If it is true that every disaster brings opportunities, then Sudan and South Sudan should go ahead and act.
Before splitting last July, the two had fought long and deadly wars; subjecting their people to immense suffering and misery, and denied generations the peace and happiness they deserved.
At some point, both firmly accepted that they would better co-exist as two independent states, through the amicable dissolution of the union of the old Sudan.
The split was yet to fully deliver that anticipated peace.
Unfinished issues of the 2005 peace deal that ended the war were pushing the rivals to the edge, including the oil transit fees, border demarcation, the status of disputed Abyei region and citizenship.
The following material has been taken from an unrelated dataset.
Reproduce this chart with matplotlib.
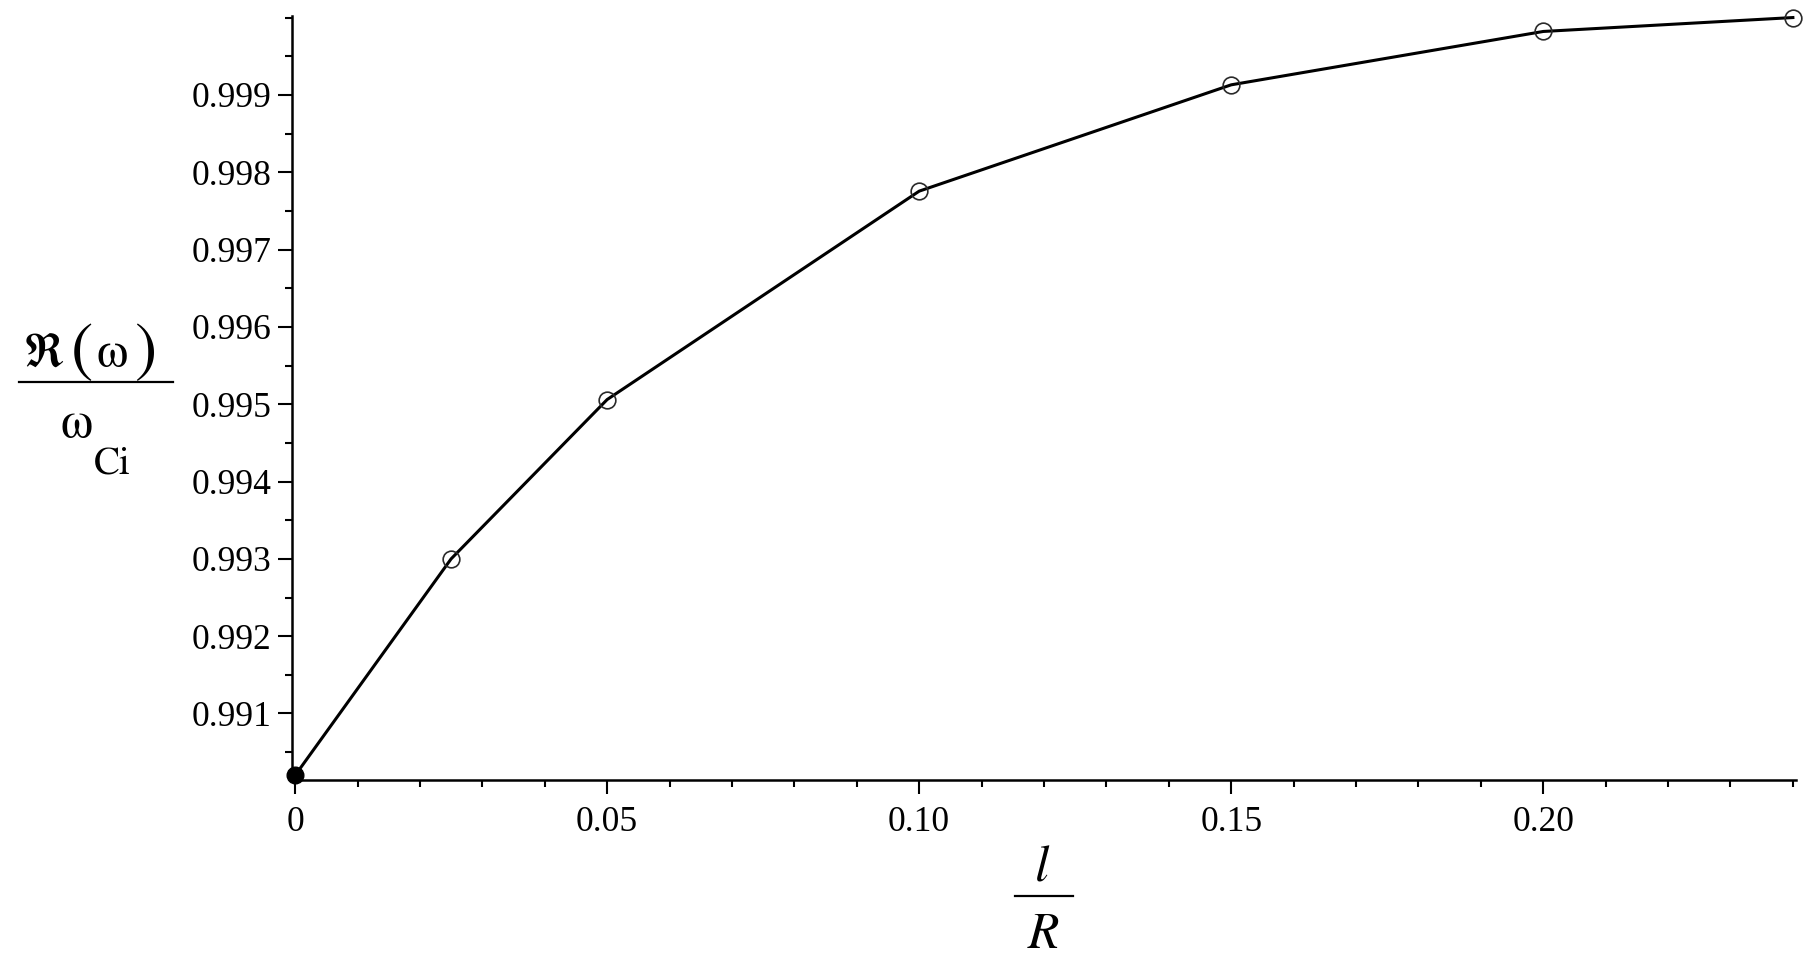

The relationship between the two countries has been unprecedentedly tense since the beginning of the year, characterised by aerial bombing, ground attacks at the borders, and excessive diplomatic quarrels.
Diplomats would say the war rhetoric had escalated, risking a potential return to conflict.
The UN Security Council asked Sudan and South Sudan to unconditionally resume the African Union-led negotiations on the outstanding issues with the aim of reaching an agreement within three months. The UN pressure coincided with hard economic and political times.
Last July, Sudan lost 75 per cent of oil revenues due to secession of South Sudan; it lost income from the transit of South Sudanese oil through her facilities to the export terminal along the Red Sea coast.
As a result, the economy had shrunk considerably. The currency suffers hyperinflation, with $1 dollar selling at around 5.5 Sudanese pounds in the black market.
Sudan was also facing strong rebellions in South Kordofan and Blue Nile states, coupled with another rebel front of Justice and Equality Movement in Darfur.
In South Sudan, the situation was no different. Her currency has been rapidly devalued, having lost 98 per cent of foreign exchange earning with the closure of oil production in January.
And the market prices of food and other basic commodities had shot up sharply. Although South Sudan doesn’t face any weighty rebellion, the cross-border militias, supported by Sudan, could not be ignored.
The inter-dependence between the two states was quite apparent.
In essence, if no agreement was quickly reached between the two, devaluation of their currencies would further lead to loss of monetary value in both states.
The little resources available could be committed to sustain the armies on the frontline.
Civilian discontent could thus grow, and might not favour the regimes
But if Sudan and South Sudan were to agree to end the wars, the above disadvantages could be reversed.
The AU-led negotiations currently going in Addis Ababa, were more of an asset than a liability to both countries.